Y no es casualidad, porque el éxito norteamericano, como suele ocurrir en estos casos, no ha sido el de la región latinoamericana, la cual, según la Comisión Económica para América Latina (Cepal), solo crecerá un 1,3 % este año 2023. Una tasa muy baja que, unida a los altos niveles de desigualdad, pobreza y violencia de la región, la abocan al desastre de no mediar cambio. No obstante, se trata de la región más desigual y violenta del mundo. Una situación que no cambiará, como no ha cambiado en las últimas décadas, mientras América Latina continúe fragmentada, máxime cuando nos encontramos en un mundo de bloques en confrontación. Es por ello que la revolución bulle en la región y que, con ella, existe una nueva oportunidad de alcanzar la independencia real en un mundo multipolar cada día menos globalizado y con más tendencia a la fragmentación.

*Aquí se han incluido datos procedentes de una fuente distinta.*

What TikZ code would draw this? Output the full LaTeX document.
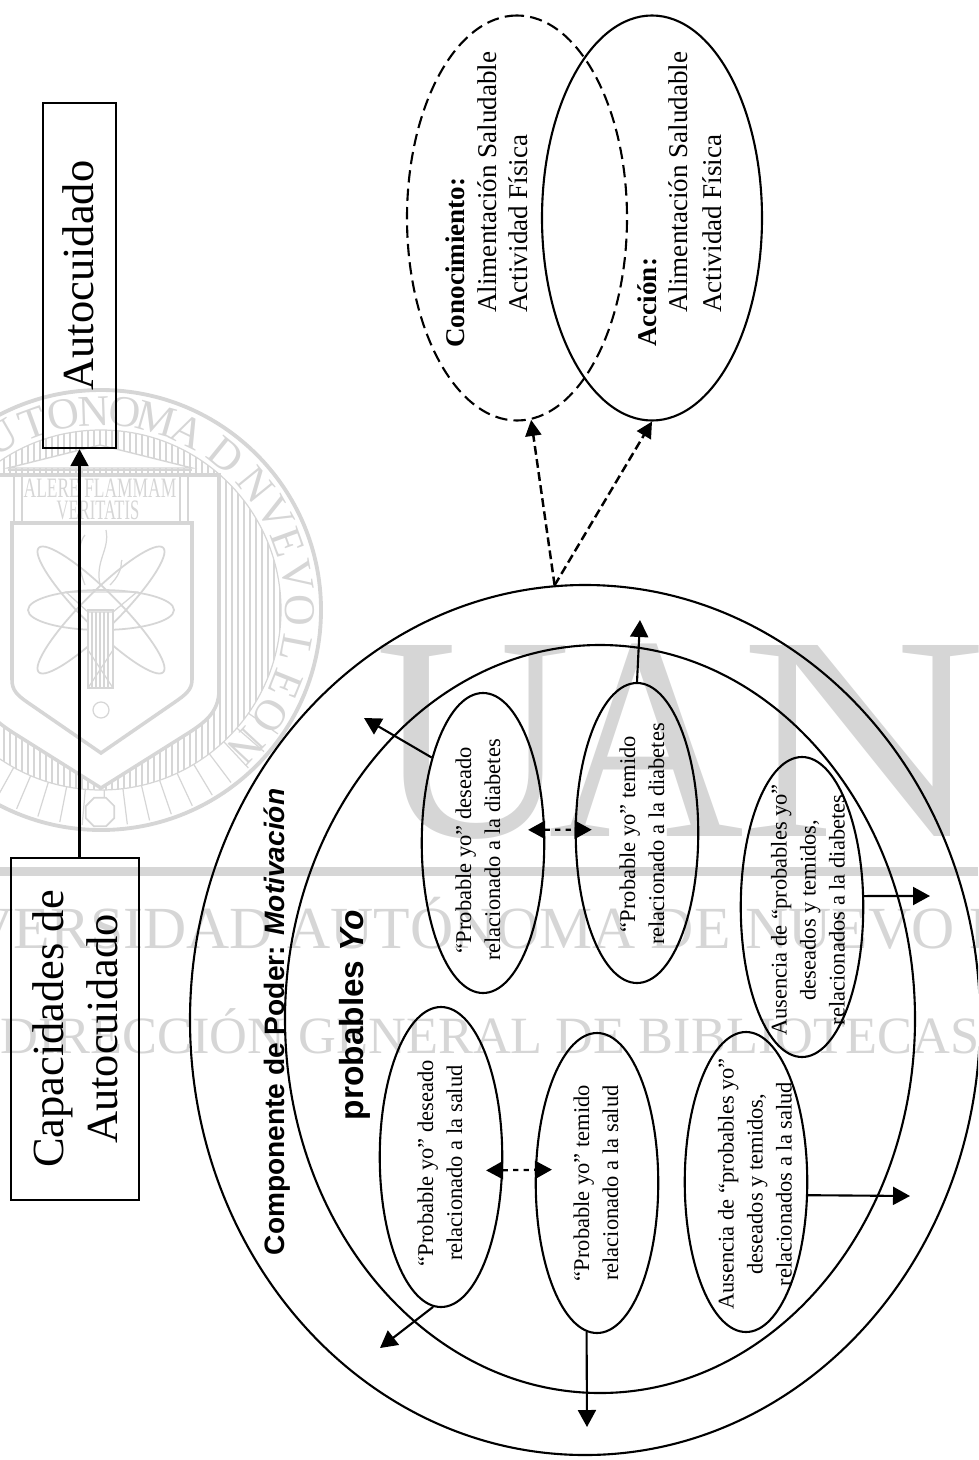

En este complicado y abierto contexto, una América Latina fuerte podría dejar de ser un gran suministrador de materias primas, a cambio de casi nada. Es ahí donde entran los intereses de las grandes potencias, ya que la más interesada en perpetuar la fragmentación, la desigualdad, la pobreza o la violencia regional es Estados Unidos. Una potencia que considera a América Latina, como ya ha quedado comprobado, no solo su patio trasero, sino un área de seguridad nacional.
Sin embargo, conseguir la unidad en América Latina, siempre y cuando esta no se produzca bajo el tutelaje y el control norteamericano, como en Europa, no será sencillo y requerirá de mucho más que reuniones y buenas intenciones, ya que las habituales y tétricas tácticas norteamericanas harán cuanto esté en su poder para sabotear el intento: he ahí los golpes o las intentonas golpistas en Venezuela, Bolivia, Brasil o Perú; las operaciones judiciales contra Lula; o los intentos de asesinato de Cristina Kirchner o Francia Márquez. Es un juego a vida o muerte, a independencia o sumisión, a desarrollo o expolio. Un juego que no ha terminado y en el que América Latina y el Caribe se lo juegan todo.